Kesaksian Meyakinkan
Orang-orang di sekitar Mochtar juga memberikan penilaian, seperti Erika (Rike Basuki) yang menjadi sekretarisnya selama puluhan tahun menuturkan, "Pak Mochtar saya kenal dengan kebijaksanaan dan keadilannya, misalnya dalam melakukan rotasi yang bijaksana dan adil di antara para diplomat di Deplu, sebab ada tempat favorit dan tempat tidak favorit dan ini sangat sensitif. Saya banyak belajar tentang kehidupan dan kemanusian dari beliau dari cara beliau memimpin."
Soetandyo Wignjosoebroto, seorang sosiolog dalam buku Mochtar Kusumaatmadja dan Teori Hukum Pembangunan menulis khusus suatu subjudul berjudul "Roscoe Pound, Mochtar and Konsep Law as A Tool of Social Engineering" mengatakan bahwa Mochtar menyatakan dirinya sebagai eksponen "Sociologial Jurisprudence" di dan untuk Indonesia.

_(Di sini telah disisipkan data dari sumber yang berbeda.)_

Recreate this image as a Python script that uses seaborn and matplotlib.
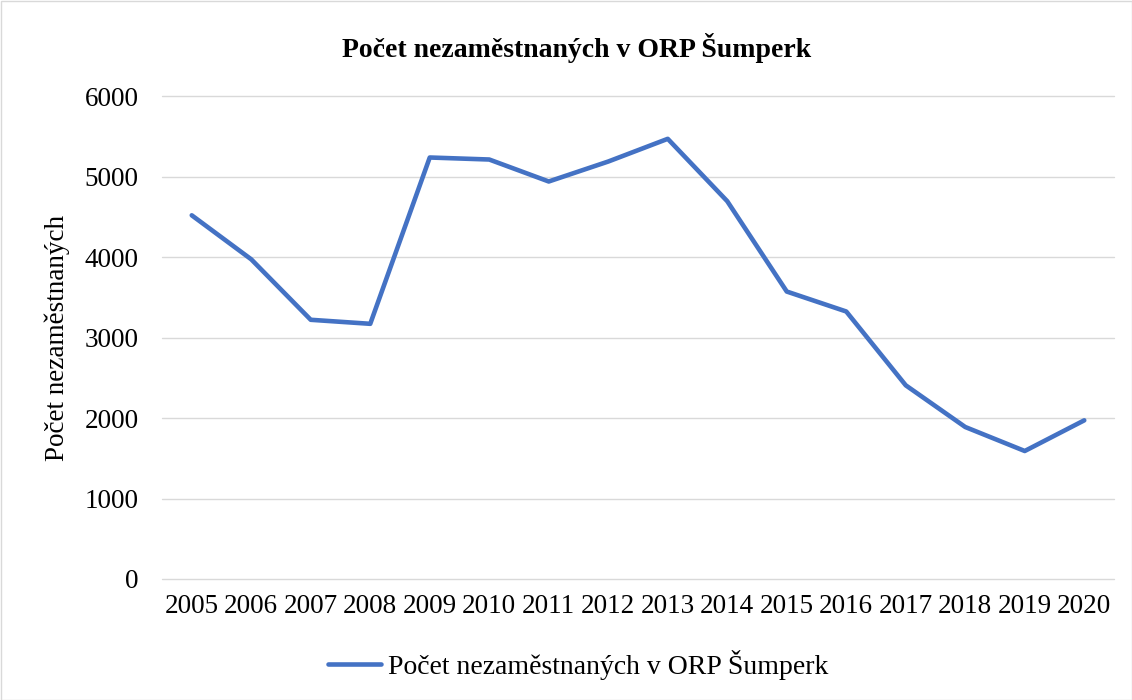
import pandas as pd
import matplotlib.pyplot as plt
import matplotlib.patches as mpatches
import seaborn as sns

years = ['2005', '2006', '2007', '2008', '2009', '2010', '2011', '2012',
         '2013', '2014', '2015', '2016', '2017', '2018', '2019', '2020']
unemployed = [4518, 3971, 3220, 3170, 5236, 5211, 4938, 5186,
              5468, 4693, 3571, 3323, 2406, 1888, 1590, 1971]
series_name = 'Počet nezaměstnaných v ORP Šumperk'
y_ticks = [0, 1000, 2000, 3000, 4000, 5000, 6000]

sns.set_theme(style='white')
plt.rcParams['font.family'] = ['Liberation Serif', 'DejaVu Serif']
plt.rcParams['text.color'] = 'black'

df = pd.DataFrame({'Rok': years, 'Počet': unemployed})

fig = plt.figure(figsize=(11.32, 7), dpi=100)
ax = fig.add_axes([162 / 1132, 1 - 579 / 700, (1114 - 162) / 1132, (579 - 96) / 700])

sns.lineplot(data=df, x='Rok', y='Počet', ax=ax, color='#4472C4',
             linewidth=3.3, label=series_name, sort=False)

ax.set_xlim(-0.5, len(years) - 0.5)
ax.set_ylim(0, 6000)
ax.set_yticks(y_ticks)
ax.set_yticklabels([str(v) for v in y_ticks])
ax.grid(axis='y', color='#D9D9D9', linewidth=1.0)
for gl in ax.get_ygridlines():
    gl.set_clip_on(False)
ax.set_axisbelow(True)
for s in ax.spines.values():
    s.set_visible(False)
ax.tick_params(axis='both', length=0, labelsize=19.5, colors='black')
ax.tick_params(axis='y', pad=17)
ax.tick_params(axis='x', pad=11)
ax.set_xlabel('')
ax.set_ylabel('Počet nezaměstnaných', fontsize=19.5, color='black', labelpad=10)

ax.get_legend().remove()
handles, labels = ax.get_legend_handles_labels()
fig.legend(handles, labels, loc='center', bbox_to_anchor=(578 / 1132, 1 - 665 / 700),
           frameon=False, fontsize=20, handlelength=1.9, handletextpad=0.25,
           labelcolor='black')

fig.text(577 / 1132, 1 - 48 / 700, series_name, ha='center', va='center',
         fontsize=20, fontweight='bold', color='black')

fig.patches.append(mpatches.Rectangle((0.5 / 1132, 0.5 / 700), 1 - 1 / 1132, 1 - 1 / 700,
                                      transform=fig.transFigure, fill=False,
                                      edgecolor='#D9D9D9', linewidth=1))

fig.savefig('out.png', dpi=100)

Alasannya dipengaruhi oleh bacaan buku-buku Roscoe Pound semasa kuliah di Amerika.
Dalam posisi sebagai Menlu, kepiawaian Mochtar sebagai diplomat antara lain diuji dalam menangani masalah integrasi Timor Timur yang didasari oleh Deklarasi Balibo pada November 1975 dan diperjuangkan dalam berbagai sidang internasional.
"Keberhasilan Menlu Mochtar juga perlu dicatat adalah dalam upaya menghadapi sandungan politik luar negeri RI yaitu masalah Timor Timur, karena upaya Portugal dan orang Timor Timur yang antiintegrasi di luar negeri. Indonesia mendapat hujatan di PBB dan berbagai forum internasional," kata Nugroho Wisnumurti, seorang pejabat tinggi di Kementerian Luar Negeri saat itu.
Buku yang diterbitkan oleh penerbit Kompas, Februari 2015 dengan sampul lukisan diri sang tokoh karya Basuki Abdullah (1983), berisi banyak catatan sejarah yang bisa menjadi referensi bagi pembaca.
Dalam catatan Sekapur Sirih buku ini, Sarwono Kusumaatmadja, adik Mochtar yang kelak menyusul tiga kali menjadi menjadi menteri yaitu sebagai Menteri Pendayagunaan Aparatur Negara pada Kabinet Pembangunan V, Menteri Lingungan Hidup pada Kabinte Pembanguan VI dan sebagai Menteri Kelautan dan Perikanan pada Kabinet Persatuan Nasional (1999-2001) mengatakan bahwa rencana menerbitkan biografi atau memoar ini sudah ada lebih dari 10 tahun lalu, namun belum segera terwujud karena sulit meyakinkan Mochtar yang menganggap cerita seperti ini akan merupakan pembenaran semata-mata.
Pria yang lahir di Jakarta pada 17 April 1929 dan menikah dengan Siti Hadidjah ini memiliki putra-putri yaitu Emir Kusumaatmadja, Armida Alisyahbana yang juga pernah menjadi Menteri Negara Perencanaan Pembangunan/Kepala Bappenas pada Kabinet Indonesia Bersatu II, serta putra bungsu Askari Kusumaatmadja.
Buku yang penuh informasi ini sayangnya tidak menyediakan halaman khusus berisi biografi singkat sosok Mochtar, meskipun secara melompat-lompat pembaca bisa mendapatkan informasi seutuhnya.
Sosok putra bungsunya, Askari nyaris sulit dilacak, tertulis di bagian-bagian belakang, sementara hanya dua nama kakaknya muncul sejak awal.
Rekam Jejak Kebangsaan Mochtar Kusumaatmadja telah mengungkapkan semua sepak terjangnya untuk Indonesia dan menurut wartawan kawakan Jacob Oetama, niscaya buku ini menjadi sumber inspirasi bagi pembacanya khususnya generasi muda.